I bicycled over the Brooklyn Bridge (which was no fun at the time) and hopped a freight train for a few miles in Georgia just to see what it felt like.
I’ve eaten Tex-Mex in El Paso, soul food in Harlem, low-country boil near Savannah and Charleston, steak in Omaha, pizza in New York, hotdogs in Chicago, cheesesteak in Philadelphia, chili in Cincinnati, Copper River salmon in Alaska, barbecue ribs at Dreamland in Tuscaloosa, Ala., and barbecue brisket at Smitty’s Market in Lockhart, Texas.
I’ve drank craft beer in Duluth, Minn., enjoyed turtle soup in the Garden District in New Orleans, and ate raw oysters in Apalachicola, Fla.
I’ve been to juke joints in Mississippi, Broadway plays in New York, and church services in Washington, D.C.
FedEx Moose, the Klan, Clifftop and Nellie’s
I’ve watched moose amble about in a FedEx parking lot at the Anchorage International Airport, and I’ve hula danced in Maui to the hoots and howls of friends. I covered a Ku Klux Klan rally one night in rural Georgia as a newspaper reporter. No friends there.

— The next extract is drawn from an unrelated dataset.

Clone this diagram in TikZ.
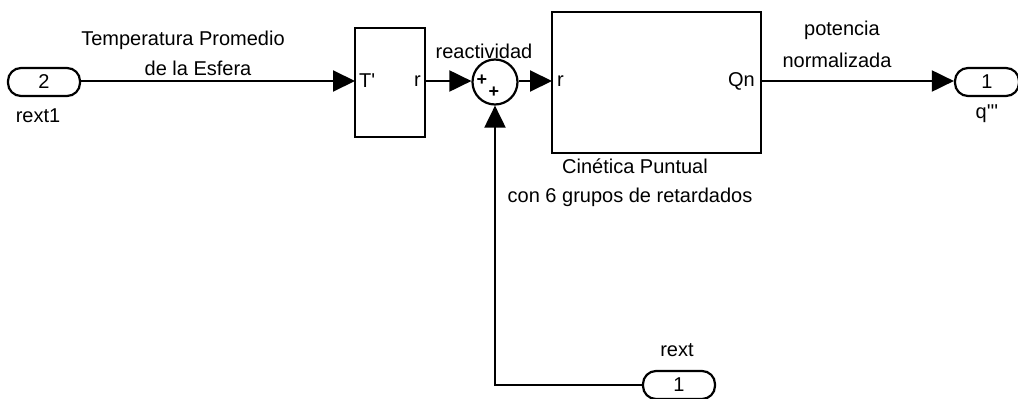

I camped for 10 days at George Washington Carver State Park in West Virginia, playing banjo and guitar at the Appalachian String Band Festival, commonly known as “Clifftop” among aficionados. (I plan to go back this year.) And I’ve performed with old-time string bands in Texas, Tennessee, and Alabama. (See theLone Star String Band.)
With my brother, I’ve hunted for coyote, wild boar and deer, and shot pool on a sawdust floor, all in rural California of all places. With my father, I fished in the Missouri Ozarks, baited trotlines in Watts Bar Lake in Tennessee, dipped for smelt in the Great Lakes, set crab traps in Chesapeake Bay, and raked clams in Delaware Bay.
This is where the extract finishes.